American Tree Sparrow

“What is it with this younger generation of Sherpas” I mutter to myself as the tripod I am using slips downstream again and my feet sink into the stream bed.

...north of the Article Circle along the Dempster Highway in Canada, where the shore birds constantly call from their perches on the tops of bushes and small trees, there are no other birders about.  (Greater Yellowlegs in the Yukon to the right.)  Equally, evocative is the idea that birding at 2 a.m. is not only feasible, but quite enjoyable in fact.  It is very light and the birds are active, even the American Tree Sparrow shown in the photograph to the right.

A FLIGHT TO TUK

The last part of this trip (or the middle part if you count the coming back) was a trip to Tuk.  These were my thoughts at the time: It is July (2000) and Rebecca, Jon, and I are flying in a small plane from Inuvik in the Northwestern Territories of Canada to Tuktoyaktuk on the Beaufort Sea (Arctic Ocean). The weather is clear and you can see for miles.

The pilot and I talk about navigation and flying.  Navigation here is by dead reckoning and by GPS - a compass and traditional methods are useless this close to magnetic north.
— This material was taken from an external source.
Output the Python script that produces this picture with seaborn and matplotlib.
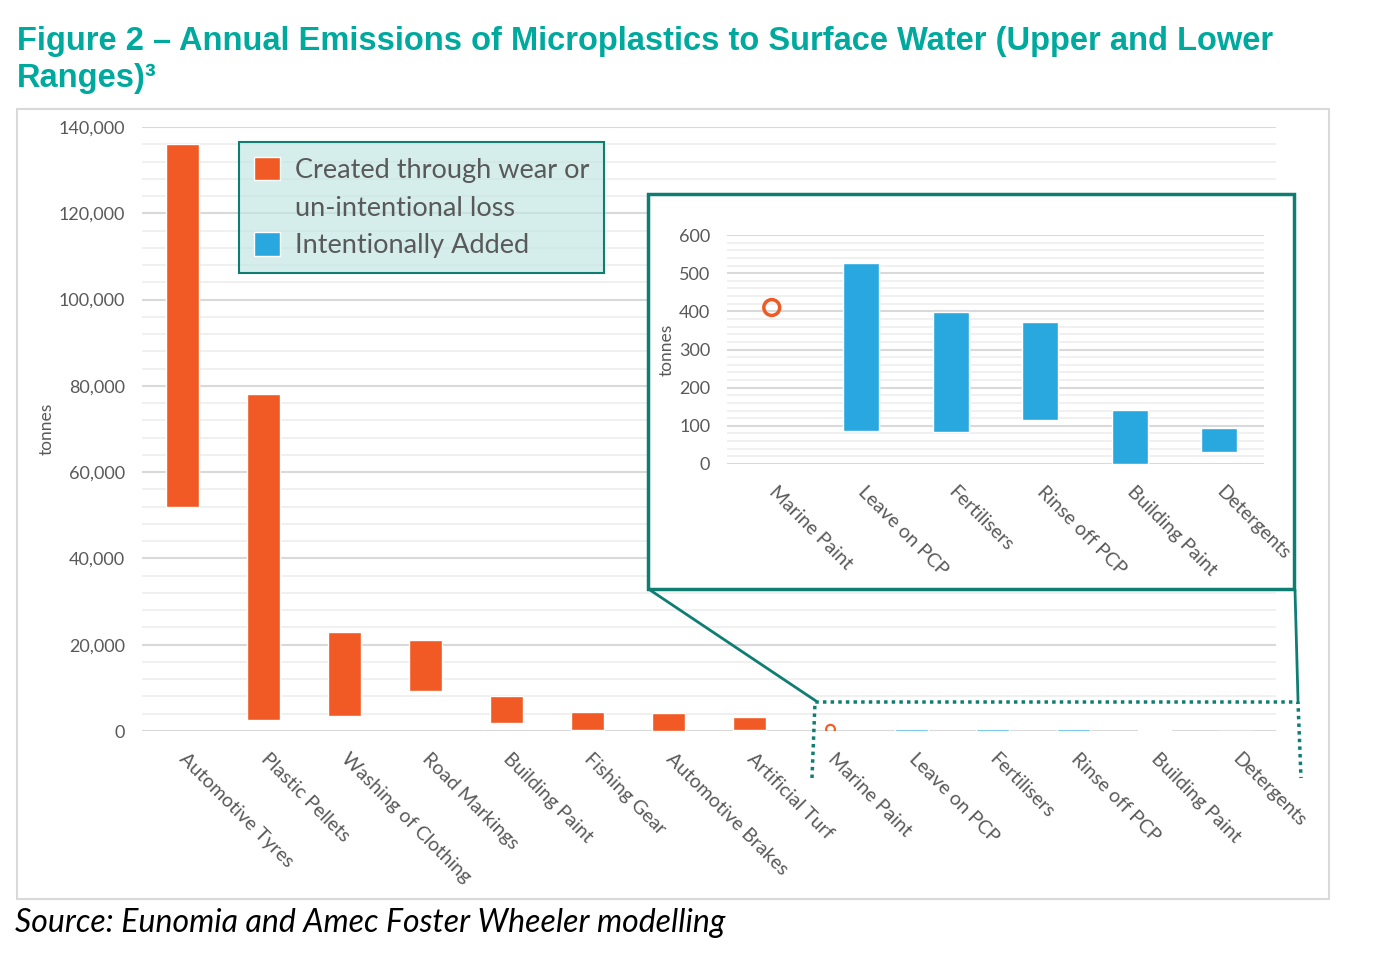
import matplotlib
matplotlib.use('Agg')
import pandas as pd
import matplotlib.pyplot as plt
from matplotlib.patches import Patch, Rectangle
from matplotlib.lines import Line2D
from matplotlib.ticker import MultipleLocator, FuncFormatter
from matplotlib.transforms import ScaledTranslation
import seaborn as sns

sns.set_theme(style='white')
plt.rcParams['font.family'] = ['Lato', 'DejaVu Sans']

# --- data (tonnes per year, lower / upper range) ---
main_labels = ['Automotive Tyres', 'Plastic Pellets', 'Washing of Clothing',
               'Road Markings', 'Building Paint', 'Fishing Gear',
               'Automotive Brakes', 'Artificial Turf', 'Marine Paint',
               'Leave on PCP', 'Fertilisers', 'Rinse off PCP',
               'Building Paint', 'Detergents']
wear_lower = [52000, 2600, 3500, 9300, 1900, 300, 100, 300]
wear_upper = [136000, 78000, 23000, 21000, 8100, 4400, 4200, 3200]
marine_paint = 410
intent_labels = ['Leave on PCP', 'Fertilisers', 'Rinse off PCP',
                 'Building Paint', 'Detergents']
intent_lower = [86, 84, 115, 0, 31]
intent_upper = [527, 398, 372, 141, 94]
inset_labels = ['Marine Paint'] + intent_labels

ORANGE = '#F15A24'
BLUE = '#29A8E0'
TEAL = '#0E7D72'
TITLE_TEAL = '#00A99D'
GREY = '#595959'

W, H = 1383, 958
fig = plt.figure(figsize=(W / 100, H / 100), dpi=100)


def box(x0, y0, x1, y1):
    # pixel box (origin top-left) -> figure fraction rect
    return [x0 / W, 1 - y1 / H, (x1 - x0) / W, (y1 - y0) / H]


def pt(x, y):
    return x / W, 1 - y / H


def style_axis(ax, major, minor, fmt, lab_size):
    ax.yaxis.set_major_locator(MultipleLocator(major))
    ax.yaxis.set_minor_locator(MultipleLocator(minor))
    ax.yaxis.set_major_formatter(FuncFormatter(fmt))
    ax.grid(which='major', axis='y', color='#D9D9D9', lw=1.5)
    ax.grid(which='minor', axis='y', color='#EDEDED', lw=1.2)
    ax.set_axisbelow(True)
    ax.tick_params(which='both', length=0)
    ax.tick_params(axis='y', labelsize=lab_size, labelcolor=GREY, pad=12)
    for s in ax.spines.values():
        s.set_visible(False)
    ax.set_xlabel('')
    ax.set_ylabel('tonnes', fontsize=12.5, color=GREY, labelpad=3)


def draw_ranges(ax, keys, lows, highs, marine_key, marine_s, marine_lw):
    wear = pd.DataFrame({'key': keys[0], 'lower': lows[0], 'upper': highs[0]})
    wear['span'] = wear['upper'] - wear['lower']
    intent = pd.DataFrame({'key': keys[1], 'lower': lows[1], 'upper': highs[1]})
    intent['span'] = intent['upper'] - intent['lower']
    order = keys[2]
    if len(wear):
        sns.barplot(data=wear, x='key', y='span', order=order,
                    bottom=wear['lower'].values, color=ORANGE, saturation=1,
                    width=0.4, errorbar=None, ax=ax)
    sns.barplot(data=intent, x='key', y='span', order=order,
                bottom=intent['lower'].values, color=BLUE, saturation=1,
                width=0.4, errorbar=None, ax=ax)
    marine = pd.DataFrame({'key': [marine_key], 'value': [marine_paint]})
    sns.scatterplot(data=marine, x='key', y='value', ax=ax, marker='o',
                    s=marine_s, facecolor='none', edgecolor=ORANGE,
                    linewidth=marine_lw, zorder=5)


def rotate_labels(ax, labels, dx, dy):
    ax.set_xticks(range(len(labels)))
    ax.set_xticklabels(labels, rotation=-45, ha='left', va='center',
                       rotation_mode='anchor', fontsize=14, color=GREY)
    off = ScaledTranslation(dx / 100, dy / 100, fig.dpi_scale_trans)
    for t in ax.get_xticklabels():
        t.set_transform(t.get_transform() + off)


# outer light frame
fig.add_artist(Rectangle(pt(17, 899), 1312 / W, 790 / H, fill=False,
                         edgecolor='#D9D9D9', lw=1.5, zorder=-1))

# --- main chart ---
keys = [f'c{i}' for i in range(len(main_labels))]
ax = fig.add_axes(box(142, 127, 1276, 731))
draw_ranges(ax, (keys[:8], keys[9:], keys), (wear_lower, intent_lower),
            (wear_upper, intent_upper), keys[8], 40, 1.5)
ax.set_ylim(0, 140000)
ax.set_xlim(-0.5, len(keys) - 0.5)
style_axis(ax, 20000, 4000, lambda v, p: f'{v:,.0f}', 13)
rotate_labels(ax, main_labels, 0, -20)

handles = [Patch(facecolor=ORANGE, label='Created through wear or'),
           Patch(facecolor='none', edgecolor='none', label='un-intentional loss'),
           Patch(facecolor=BLUE, label='Intentionally Added')]
leg = ax.legend(handles=handles, loc='upper left',
                bbox_to_anchor=pt(239, 142), bbox_transform=fig.transFigure,
                borderaxespad=0, fontsize=19.5, labelcolor=GREY, fancybox=False,
                handlelength=0.95, handleheight=0.95, handletextpad=0.55,
                borderpad=0.55, labelspacing=0.43, frameon=True)
frame = leg.get_frame()
frame.set_alpha(None)
frame.set_facecolor((0.75, 0.90, 0.886, 0.65))
frame.set_edgecolor(TEAL)
frame.set_linewidth(1.5)

# --- inset frame and zoom connectors ---
fig.add_artist(Rectangle(pt(648, 589), 646 / W, 395 / H, facecolor='white',
                         edgecolor=TEAL, lw=2.5, zorder=1))
for a, b in [((650, 590), (816, 701)), ((1295, 590), (1298, 700))]:
    fig.add_artist(Line2D([pt(*a)[0], pt(*b)[0]], [pt(*a)[1], pt(*b)[1]],
                          color=TEAL, lw=2, zorder=1))
dotted = [(812, 778), (815, 702), (1298, 702), (1301, 778)]
fig.add_artist(Line2D([pt(*q)[0] for q in dotted], [pt(*q)[1] for q in dotted],
                      color=TEAL, lw=2.5, ls=(0, (1, 1.2)), zorder=1))

# --- inset chart ---
ikeys = [f'i{i}' for i in range(len(inset_labels))]
ax2 = fig.add_axes(box(727, 235, 1264, 464), zorder=2)
ax2.patch.set_alpha(0)
draw_ranges(ax2, ([], ikeys[1:], ikeys), ([], intent_lower), ([], intent_upper),
            ikeys[0], 130, 2.5)
ax2.set_ylim(0, 600)
ax2.set_xlim(-0.5, len(ikeys) - 0.5)
style_axis(ax2, 100, 20, lambda v, p: f'{v:.0f}', 13)
rotate_labels(ax2, inset_labels, 0, -20)

# --- titles ---
title_font = dict(ha='left', va='baseline', fontsize=23.5, fontweight='bold',
                  color=TITLE_TEAL,
                  family=['Liberation Sans Narrow', 'Liberation Sans', 'DejaVu Sans'])
fig.text(*pt(17, 50), 'Figure 2 – Annual Emissions of Microplastics to Surface '
         'Water (Upper and Lower', **title_font)
fig.text(*pt(17, 87), 'Ranges)³', **title_font)
fig.text(*pt(15, 923), 'Source: Eunomia and Amec Foster Wheeler modelling',
         ha='left', va='center', fontsize=23, style='italic', color='black')

fig.savefig('out.png', dpi=100)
As for flying, “This time of year we fly whenever it is light” he said.

“It’s light all the time, this time of year”, I responded.

“Yeah”, he smiled (luckily it didn’t look like a sleepy smile.)

Here and there, ice hummocks called pingos (photo from plane at right) rise from the tundra.  These hills are actually ice mountains created by permafrost heaving, their cores are solid ice, their covering is tundra.   All through this region these hills are used as natural refrigerators.  We are hoping to see Beluga or Polar Bear from the air, not much luck.  The pack ice is still preventing the whales from coming in close to shore.  No birds either, just flat scenery traveling off in all directions to the horizon.

droppedImage-filtered_1Lark, Horned 3

THE ARCTIC CIRCLE

The Arctic Circle, one of those magical, mysterious, adventurous sounding names.  The far north, the hardship… The Arctic Circle, a human construct, it is marked on the map, it is marked along the road.  You feel no different a mile north of it than you did a mile south of it.

It was a cold day when Jon and I stood at the Arctic Circle.

HORNED LARKS

In our walks about the countryside we often encountered Horned Larks.  As a general rule, small birds tend to hop about on the ground.  The Horned Lark, which walks, is one exception to the general rule.

It is the exception to the rule which often make life interesting.  There are always multiple futures, multiple scenarios - and some of them “just didn’t happen to attain the privilege of empirical realization” (Steven Jay Gould in the essay “Seventh Inning Stretch”).  If the Horned Lark had evolved to hop instead of to walk what would have been the implications from the world?  I don’t know, my gut tells me not much, chaos theory indicates that the difference could be significant.  It is the branching possibilities of the tree of the future which is intriguing.  As our science becomes more mature and our understanding of the laws of gravity, evolution, thermodynamics, etc. become more comprehensive the roots and trunk of the tree become better defined.  Given the myriad relationships of any object or action it is difficult for me to ascertain how we can ever develop a cognitive model of the futures.